The trend was particularly worrying in respect of visitors from Britain, he said, who account for about one in every two visitors to Ireland. The total number of British visitors fell by 15 per cent to an estimated 3.1 million while the number of British holiday makers fell by 20 per cent to 1.3 million.
“The biggest challenge we face in 2010 is in our largest market, the UK,” Mr Haughey added. “The competitiveness issue is accentuated in the case of the UK by the very sharp declines in sterling and that will be a continuing challenge in 2010, but if their economy recovers, it still offers us a chance.”
The Irish tourism industry had “never been more competitive” in terms of the prices and quality of service offered. However, “the overall economy is not as competitive as it needs to be. The one thing our industry can’t do, it cannot transform the context of prices overall in Ireland.”
In addition to the high cost of goods, food and drink faced by visitors, the industry was still facing high operating costs such as local authority rates and continuing high energy cost, despite cuts earlier in the year. Visitors had a “negative perception” about high prices in Ireland, although there had been significant reductions.
“While Ireland’s rate of price inflation has become more closely aligned with the euro zone average, the absolute level of prices remains high in comparison with many competitor destinations.
“Even allowing for a steep fall in prices and fares to Ireland, many of the goods and services purchased by tourists have continued to rise in price.”

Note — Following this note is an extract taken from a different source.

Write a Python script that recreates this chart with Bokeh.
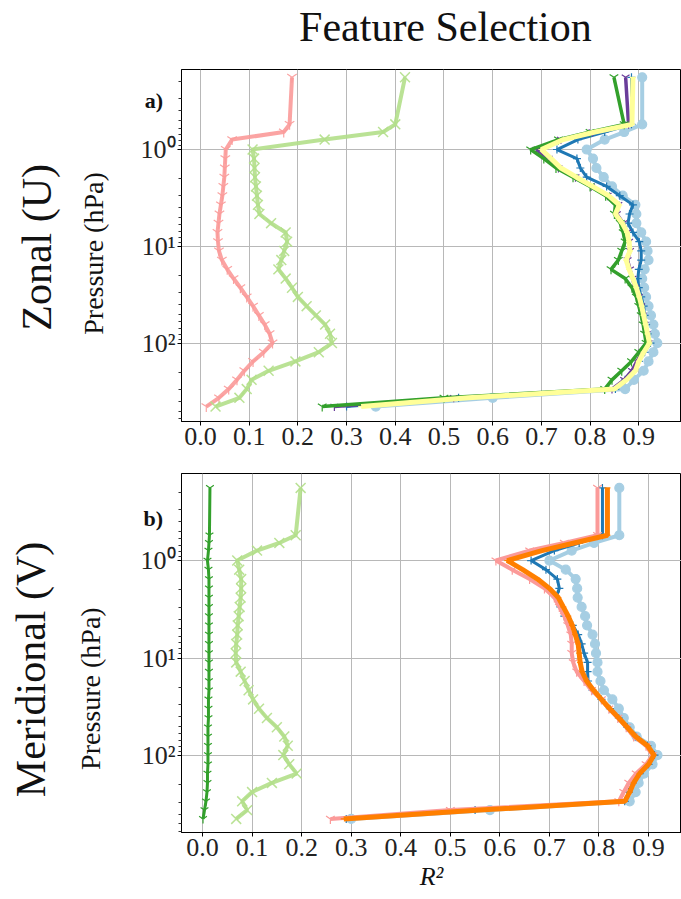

All these factors combined to make it extremely difficult for businesses such as hotels which had had to lower prices, to meet their costs, Mr Haughey said.
“In many cases, in the industry prices are unsustainable as they are below the cost of recovery. The industry is certainly doing its utmost to attract visitors but prices can’t be pushed any lower.”
Tourist Industry Confederation chief executive Eamonn McKeon said the Government had also contributed to the problem by allowing tax incentives for hotel construction to continue when capacity had already been reached.
“There is about 20 per cent excess capacity in hotel beds. There are about 61,000 hotel beds in the country, an overcapacity of about 12,000 to 13,000,” he said.
“A lot of damage was caused by extending the capital allowances for hotel construction. They should have been cut in 2002 as originally planned. We just built too many rooms,” he added.
However, Mr McKeon said the industry was pleased that funding for marketing Ireland abroad had not been cut in the 2010 Budget.
He said the industry was also optimistic about an upturn in visitors in 2010 from markets which were seeing a recovery in their economies such as Britain, the United States, Germany and France. Together those countries accounted for three-quarters of overseas visitors.
Recovery in the domestic market would take longer, he said, but was likely to return in 2011.
“Things are stabilising and we are hopeful, but we’re talking about crawling back, not bouncing back over the next year or so,” Mr McKeon said.